As technical traders, it our job to follow the money flow. Over millions of years there have been cycles, and patterns that have repeated over and over. Take the seasons for example, there is summer, spring, winter, and fall. These seasons tell us when to prepare for cold weather, warm weather, when to plant, when to harvest, and more. The ancient hunters used to watch the footprints of animal tracks to find their lairs; this is how they were able to feed their families. This is basically the same thing that technical traders do with charts.
As a technical trader we look for patterns that repeat over and over again in order to find solid trading opportunities. Often, when that chart pattern appears, it gives the technical trader a chance to make a solid investment decision. While technical trading is not perfect, it will allow the discipline trader to enter at the most optimal time and exit the investment with a small loss when wrong.
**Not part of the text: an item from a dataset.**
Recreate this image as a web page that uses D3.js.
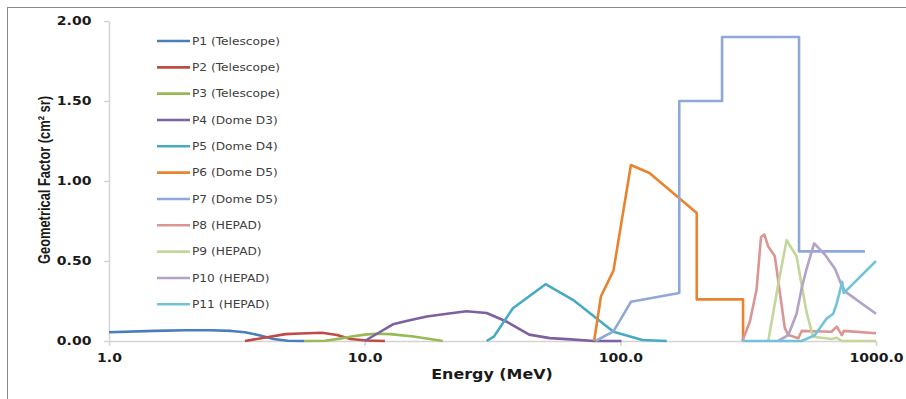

Yesterday, the Federal Reserve Bank announced that they would not start to taper their current $85 billion a month QE-3 program. Now, many traders were nervous about taking action ahead of the Fed announcement. A few days earlier I alerted the InTheMoneyStocks members to buy the gold mining stocks. This decision had nothing to do with the Federal Reserve or anyone else, it had to do ONLY with the charts. We were able to pick up the Market Vectors Gold Miners ETF (GDX) at $25.60 a share on September 12, 2013. Many members where asking me if a taper of QE-3 would hurt the gold mining stocks. I said to them that the chart is telling us that the GDX is going to rise and if I'm wrong, we will just stop out of the position with a small loss. I said, trust the charts and do not worry about the news and the chatter in the media. Fortunately for us the GDX rallied higher by 10 percent yesterday closing above $28.00 a share earning great profits with ease. This was simple chart reading, a task which many think they have a grasp on, but are too often reading the charts incorrectly.
Learn to use the charts to your advantage and you will look at the markets in a way you never imagined. Over the years the charts have often forecasted most market moves before anyone in the media. Technical traders should also have a stop loss in place just in case the pattern on the chart fails, but the loss should be small and you should know your exact stop level before entering the trade. The key to trading is to let the winning trades run to target and cut the losing trade quickly when the chart pattern tells us to do so. Now, there is a lot to learn about the charts, you will not master them in a day. In fact, we are always learning and adapting to the market when trading charts. But one thing is certain, trading charts sure beats trying to trade off of the news or the talking heads in the media which are almost always late to the game.